§ **STATED GOAL**
Each line of the listing must be transcribed exactly, except for the images, which should be excluded.

§ **DATA LINES**
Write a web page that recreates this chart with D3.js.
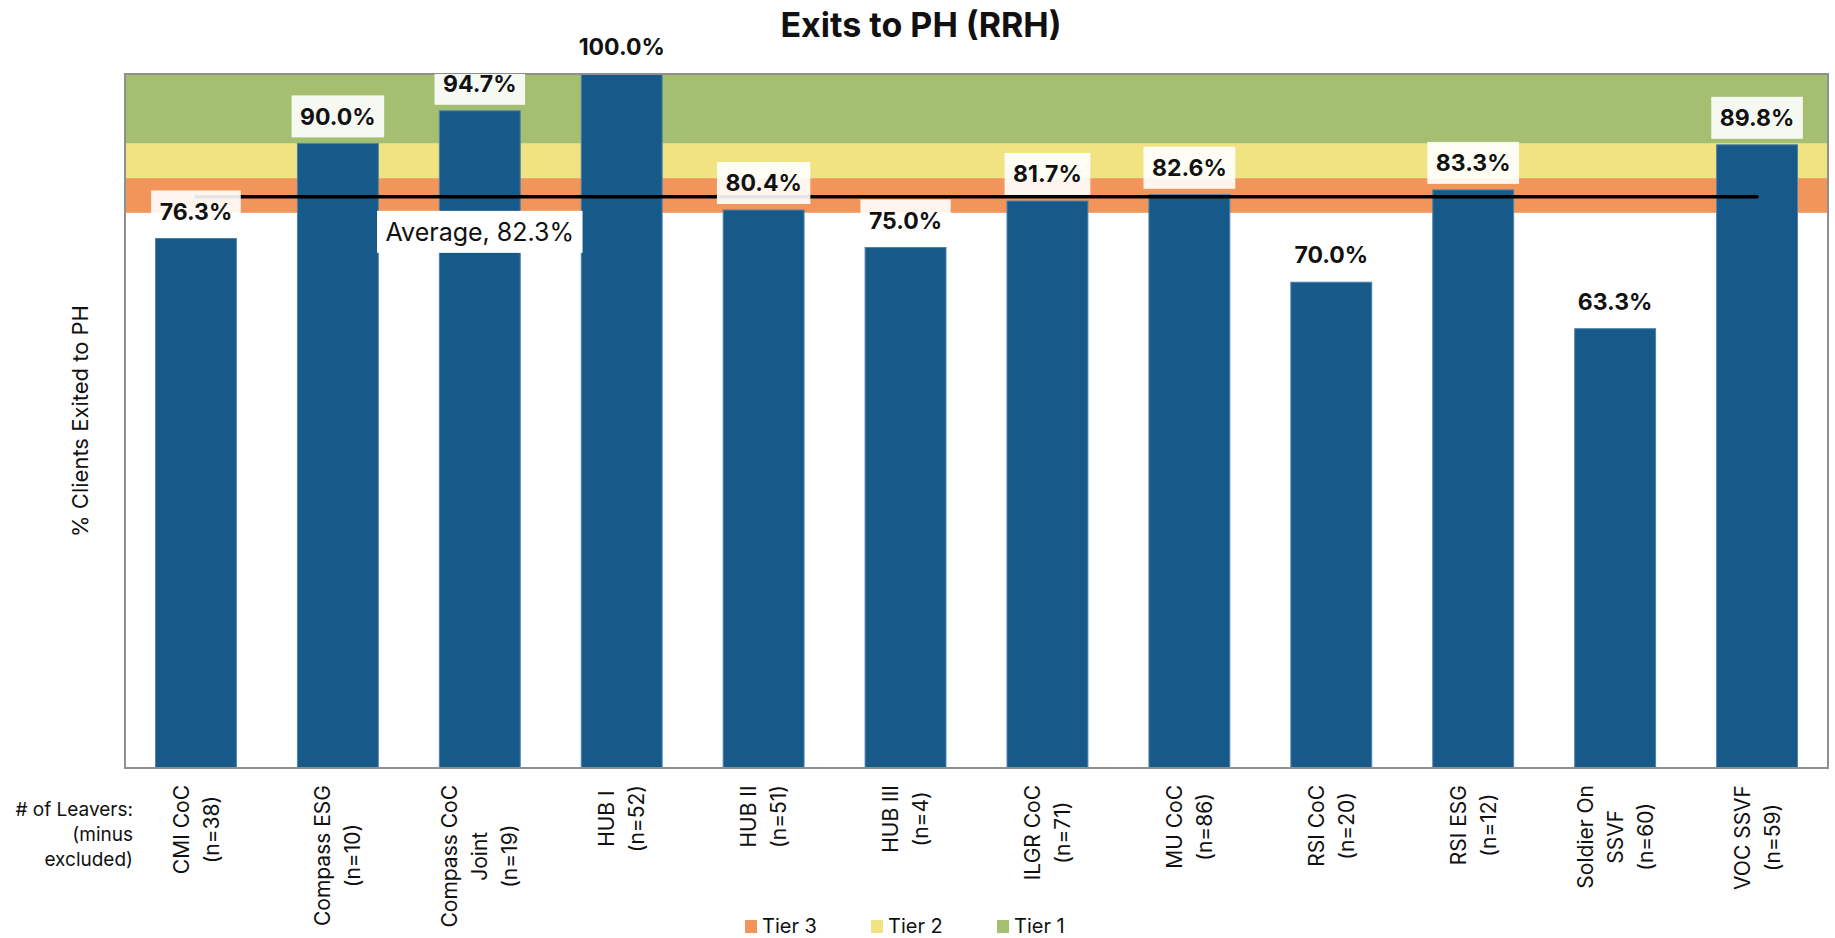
<!DOCTYPE html>
<html>
<head>
<meta charset="utf-8">
<script src="https://cdn.jsdelivr.net/npm/d3@7"></script>
<style>
  body { margin: 0; background: #fff; }
  svg { display: block; font-family: Inter, "Noto Sans", sans-serif; }
</style>
</head>
<body>
<div id="chart"></div>
<script>
// chart data
const categories = ["CMI CoC", "Compass ESG", "Compass CoC Joint", "HUB I", "HUB II", "HUB III",
    "ILGR CoC", "MU CoC", "RSI CoC", "RSI ESG", "Soldier On SSVF", "VOC SSVF"];
const leavers = [38, 10, 19, 52, 51, 4, 71, 86, 20, 12, 60, 59];
const exitRates = [0.763, 0.900, 0.947, 1.000, 0.804, 0.750, 0.817, 0.826, 0.700, 0.833, 0.633, 0.898];
const averageRate = 0.823;
const tierNames = ["Tier 3", "Tier 2", "Tier 1"];
const tierLower = [0.80, 0.85, 0.90];
const tierUpper = [0.85, 0.90, 1.00];

const width = 1835;
const height = 938;
const plot = { left: 125, right: 1828, top: 74, bottom: 768 };

const tierColor = d3.scaleOrdinal()
    .domain(tierNames)
    .range(["#f2955b", "#f1e381", "#a3bf6f"]);
const barColor = "#175a89";

const svg = d3.select("#chart").append("svg")
    .attr("width", width)
    .attr("height", height);

const x = d3.scaleBand()
    .domain(categories)
    .range([plot.left, plot.right])
    .paddingInner(0.43)
    .paddingOuter(0.215);

const y = d3.scaleLinear()
    .domain([0, 1])
    .range([plot.bottom, plot.top]);

// clip for label boxes (they get cut at the plot edge)
svg.append("clipPath").attr("id", "plot-clip")
    .append("rect")
    .attr("x", plot.left).attr("y", plot.top)
    .attr("width", plot.right - plot.left)
    .attr("height", plot.bottom - plot.top);

// Title
svg.append("text")
    .attr("x", 921)
    .attr("y", 37)
    .attr("text-anchor", "middle")
    .attr("font-size", "34px")
    .attr("font-weight", 700)
    .attr("fill", "#111")
    .text("Exits to PH (RRH)");

// tier bands
svg.append("g").selectAll("rect")
    .data(tierNames)
    .join("rect")
    .attr("x", plot.left)
    .attr("width", plot.right - plot.left)
    .attr("y", (d, i) => y(tierUpper[i]))
    .attr("height", (d, i) => y(tierLower[i]) - y(tierUpper[i]))
    .attr("fill", d => tierColor(d));

// bars
svg.append("g").selectAll("rect")
    .data(exitRates)
    .join("rect")
    .attr("x", (d, i) => x(categories[i]))
    .attr("width", x.bandwidth())
    .attr("y", d => y(d))
    .attr("height", d => y(0) - y(d))
    .attr("fill", barColor)
    .attr("stroke", "#4d82ab")
    .attr("stroke-width", 1);

// average line, from first to last category centre
const cx = c => x(c) + x.bandwidth() / 2;
svg.append("line")
    .attr("x1", cx(categories[0]))
    .attr("x2", cx(categories[categories.length - 1]))
    .attr("y1", y(averageRate))
    .attr("y2", y(averageRate))
    .attr("stroke", "#000")
    .attr("stroke-width", 3.5)
    .attr("stroke-linecap", "round");

// plot frame
svg.append("rect")
    .attr("x", plot.left).attr("y", plot.top)
    .attr("width", plot.right - plot.left)
    .attr("height", plot.bottom - plot.top)
    .attr("fill", "none")
    .attr("stroke", "#8f8f8f")
    .attr("stroke-width", 2);

// data labels
const fmt = d3.format(".1%");
const labels = svg.append("g").selectAll("g")
    .data(exitRates)
    .join("g")
    .attr("transform", (d, i) => `translate(${cx(categories[i])},${y(d) - 27})`);

labels.append("rect")
    .attr("fill", "#fff")
    .attr("fill-opacity", 0.9);

labels.append("text")
    .attr("text-anchor", "middle")
    .attr("dy", "0.36em")
    .attr("font-size", "23px")
    .attr("font-weight", 700)
    .attr("fill", "#111")
    .text(d => fmt(d));

labels.each(function () {
    const g = d3.select(this);
    const w = g.select("text").node().getComputedTextLength() + 17;
    g.select("rect")
        .attr("x", -w / 2).attr("y", -21)
        .attr("width", w).attr("height", 42);
});
// boxes are clipped by plot area, so move them to a clipped layer
const boxLayer = svg.insert("g", () => labels.node().parentNode).attr("clip-path", "url(#plot-clip)");
labels.each(function () {
    const g = d3.select(this);
    const r = g.select("rect").node();
    boxLayer.append("g").attr("transform", g.attr("transform")).node().appendChild(r);
});

// average label
const avgG = svg.append("g")
    .attr("transform", `translate(${cx(categories[2])},${y(averageRate) + 35})`);
const avgRect = avgG.append("rect").attr("fill", "#fff");
const avgText = avgG.append("text")
    .attr("text-anchor", "middle")
    .attr("dy", "0.36em")
    .attr("font-size", "25px")
    .attr("fill", "#111")
    .text(`Average, ${fmt(averageRate)}`);
const aw = avgText.node().getComputedTextLength() + 17;
avgRect.attr("x", -aw / 2).attr("y", -21).attr("width", aw).attr("height", 42);

// y axis title
svg.append("text")
    .attr("transform", `translate(80,${(plot.top + plot.bottom) / 2}) rotate(-90)`)
    .attr("text-anchor", "middle")
    .attr("dy", "0.36em")
    .attr("font-size", "22px")
    .attr("fill", "#111")
    .text("% Clients Exited to PH");

// category labels, rotated, wrapped
function wrapWords(text, maxLen, measure) {
    const words = text.split(" ");
    const lines = [];
    let cur = words[0];
    for (let i = 1; i < words.length; i++) {
        const test = cur + " " + words[i];
        if (measure(test) > maxLen) { lines.push(cur); cur = words[i]; }
        else cur = test;
    }
    lines.push(cur);
    return lines;
}

const labelSize = "21px";
const probe = svg.append("text").attr("font-size", labelSize);
const measure = s => { probe.text(s); return probe.node().getComputedTextLength(); };

categories.forEach((c, i) => {
    const lines = wrapWords(c, 152, measure).concat([`(n=${leavers[i]})`]);
    const maxLen = d3.max(lines, measure);
    const center = cx(c);
    const spacing = 30;
    const yMid = 785 + maxLen / 2;
    const g = svg.append("g");
    lines.forEach((ln, j) => {
        const lx = center + (j - (lines.length - 1) / 2) * spacing;
        g.append("text")
            .attr("transform", `translate(${lx},${yMid}) rotate(-90)`)
            .attr("text-anchor", "middle")
            .attr("dy", "0.36em")
            .attr("font-size", labelSize)
            .attr("fill", "#111")
            .text(ln);
    });
});
probe.remove();

// "# of Leavers" row header
const leaverHead = ["# of Leavers:", "(minus", "excluded)"];
svg.append("g").selectAll("text")
    .data(leaverHead)
    .join("text")
    .attr("x", 133)
    .attr("y", (d, i) => 816 + i * 25)
    .attr("text-anchor", "end")
    .attr("font-size", "19px")
    .attr("fill", "#111")
    .text(d => d);

// legend
const legend = svg.append("g").selectAll("g")
    .data(tierNames)
    .join("g")
    .attr("transform", (d, i) => `translate(${745 + i * 126},920)`);
legend.append("rect")
    .attr("width", 12).attr("height", 13)
    .attr("fill", d => tierColor(d));
legend.append("text")
    .attr("x", 17).attr("y", 13)
    .attr("font-size", "20px")
    .attr("fill", "#111")
    .text(d => d);
</script>
</body>
</html>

§ **WRITTEN RESPONSE**
Write a web page that recreates this chart with D3.js.
<!DOCTYPE html>
<html>
<head>
<meta charset="utf-8">
<script src="https://cdn.jsdelivr.net/npm/d3@7"></script>
<style>
  body { margin: 0; background: #fff; }
  svg { display: block; font-family: Inter, "Noto Sans", sans-serif; }
</style>
</head>
<body>
<div id="chart"></div>
<script>
// chart data
const categories = ["CMI CoC", "Compass ESG", "Compass CoC Joint", "HUB I", "HUB II", "HUB III",
    "ILGR CoC", "MU CoC", "RSI CoC", "RSI ESG", "Soldier On SSVF", "VOC SSVF"];
const leavers = [38, 10, 19, 52, 51, 4, 71, 86, 20, 12, 60, 59];
const exitRates = [0.763, 0.900, 0.947, 1.000, 0.804, 0.750, 0.817, 0.826, 0.700, 0.833, 0.633, 0.898];
const averageRate = 0.823;
const tierNames = ["Tier 3", "Tier 2", "Tier 1"];
const tierLower = [0.80, 0.85, 0.90];
const tierUpper = [0.85, 0.90, 1.00];

const width = 1835;
const height = 938;
const plot = { left: 125, right: 1828, top: 74, bottom: 768 };

const tierColor = d3.scaleOrdinal()
    .domain(tierNames)
    .range(["#f2955b", "#f1e381", "#a3bf6f"]);
const barColor = "#175a89";

const svg = d3.select("#chart").append("svg")
    .attr("width", width)
    .attr("height", height);

const x = d3.scaleBand()
    .domain(categories)
    .range([plot.left, plot.right])
    .paddingInner(0.43)
    .paddingOuter(0.215);

const y = d3.scaleLinear()
    .domain([0, 1])
    .range([plot.bottom, plot.top]);

// clip for label boxes (they get cut at the plot edge)
svg.append("clipPath").attr("id", "plot-clip")
    .append("rect")
    .attr("x", plot.left).attr("y", plot.top)
    .attr("width", plot.right - plot.left)
    .attr("height", plot.bottom - plot.top);

// Title
svg.append("text")
    .attr("x", 921)
    .attr("y", 37)
    .attr("text-anchor", "middle")
    .attr("font-size", "34px")
    .attr("font-weight", 700)
    .attr("fill", "#111")
    .text("Exits to PH (RRH)");

// tier bands
svg.append("g").selectAll("rect")
    .data(tierNames)
    .join("rect")
    .attr("x", plot.left)
    .attr("width", plot.right - plot.left)
    .attr("y", (d, i) => y(tierUpper[i]))
    .attr("height", (d, i) => y(tierLower[i]) - y(tierUpper[i]))
    .attr("fill", d => tierColor(d));

// bars
svg.append("g").selectAll("rect")
    .data(exitRates)
    .join("rect")
    .attr("x", (d, i) => x(categories[i]))
    .attr("width", x.bandwidth())
    .attr("y", d => y(d))
    .attr("height", d => y(0) - y(d))
    .attr("fill", barColor)
    .attr("stroke", "#4d82ab")
    .attr("stroke-width", 1);

// average line, from first to last category centre
const cx = c => x(c) + x.bandwidth() / 2;
svg.append("line")
    .attr("x1", cx(categories[0]))
    .attr("x2", cx(categories[categories.length - 1]))
    .attr("y1", y(averageRate))
    .attr("y2", y(averageRate))
    .attr("stroke", "#000")
    .attr("stroke-width", 3.5)
    .attr("stroke-linecap", "round");

// plot frame
svg.append("rect")
    .attr("x", plot.left).attr("y", plot.top)
    .attr("width", plot.right - plot.left)
    .attr("height", plot.bottom - plot.top)
    .attr("fill", "none")
    .attr("stroke", "#8f8f8f")
    .attr("stroke-width", 2);

// data labels
const fmt = d3.format(".1%");
const labels = svg.append("g").selectAll("g")
    .data(exitRates)
    .join("g")
    .attr("transform", (d, i) => `translate(${cx(categories[i])},${y(d) - 27})`);

labels.append("rect")
    .attr("fill", "#fff")
    .attr("fill-opacity", 0.9);

labels.append("text")
    .attr("text-anchor", "middle")
    .attr("dy", "0.36em")
    .attr("font-size", "23px")
    .attr("font-weight", 700)
    .attr("fill", "#111")
    .text(d => fmt(d));

labels.each(function () {
    const g = d3.select(this);
    const w = g.select("text").node().getComputedTextLength() + 17;
    g.select("rect")
        .attr("x", -w / 2).attr("y", -21)
        .attr("width", w).attr("height", 42);
});
// boxes are clipped by plot area, so move them to a clipped layer
const boxLayer = svg.insert("g", () => labels.node().parentNode).attr("clip-path", "url(#plot-clip)");
labels.each(function () {
    const g = d3.select(this);
    const r = g.select("rect").node();
    boxLayer.append("g").attr("transform", g.attr("transform")).node().appendChild(r);
});

// average label
const avgG = svg.append("g")
    .attr("transform", `translate(${cx(categories[2])},${y(averageRate) + 35})`);
const avgRect = avgG.append("rect").attr("fill", "#fff");
const avgText = avgG.append("text")
    .attr("text-anchor", "middle")
    .attr("dy", "0.36em")
    .attr("font-size", "25px")
    .attr("fill", "#111")
    .text(`Average, ${fmt(averageRate)}`);
const aw = avgText.node().getComputedTextLength() + 17;
avgRect.attr("x", -aw / 2).attr("y", -21).attr("width", aw).attr("height", 42);

// y axis title
svg.append("text")
    .attr("transform", `translate(80,${(plot.top + plot.bottom) / 2}) rotate(-90)`)
    .attr("text-anchor", "middle")
    .attr("dy", "0.36em")
    .attr("font-size", "22px")
    .attr("fill", "#111")
    .text("% Clients Exited to PH");

// category labels, rotated, wrapped
function wrapWords(text, maxLen, measure) {
    const words = text.split(" ");
    const lines = [];
    let cur = words[0];
    for (let i = 1; i < words.length; i++) {
        const test = cur + " " + words[i];
        if (measure(test) > maxLen) { lines.push(cur); cur = words[i]; }
        else cur = test;
    }
    lines.push(cur);
    return lines;
}

const labelSize = "21px";
const probe = svg.append("text").attr("font-size", labelSize);
const measure = s => { probe.text(s); return probe.node().getComputedTextLength(); };

categories.forEach((c, i) => {
    const lines = wrapWords(c, 152, measure).concat([`(n=${leavers[i]})`]);
    const maxLen = d3.max(lines, measure);
    const center = cx(c);
    const spacing = 30;
    const yMid = 785 + maxLen / 2;
    const g = svg.append("g");
    lines.forEach((ln, j) => {
        const lx = center + (j - (lines.length - 1) / 2) * spacing;
        g.append("text")
            .attr("transform", `translate(${lx},${yMid}) rotate(-90)`)
            .attr("text-anchor", "middle")
            .attr("dy", "0.36em")
            .attr("font-size", labelSize)
            .attr("fill", "#111")
            .text(ln);
    });
});
probe.remove();

// "# of Leavers" row header
const leaverHead = ["# of Leavers:", "(minus", "excluded)"];
svg.append("g").selectAll("text")
    .data(leaverHead)
    .join("text")
    .attr("x", 133)
    .attr("y", (d, i) => 816 + i * 25)
    .attr("text-anchor", "end")
    .attr("font-size", "19px")
    .attr("fill", "#111")
    .text(d => d);

// legend
const legend = svg.append("g").selectAll("g")
    .data(tierNames)
    .join("g")
    .attr("transform", (d, i) => `translate(${745 + i * 126},920)`);
legend.append("rect")
    .attr("width", 12).attr("height", 13)
    .attr("fill", d => tierColor(d));
legend.append("text")
    .attr("x", 17).attr("y", 13)
    .attr("font-size", "20px")
    .attr("fill", "#111")
    .text(d => d);
</script>
</body>
</html>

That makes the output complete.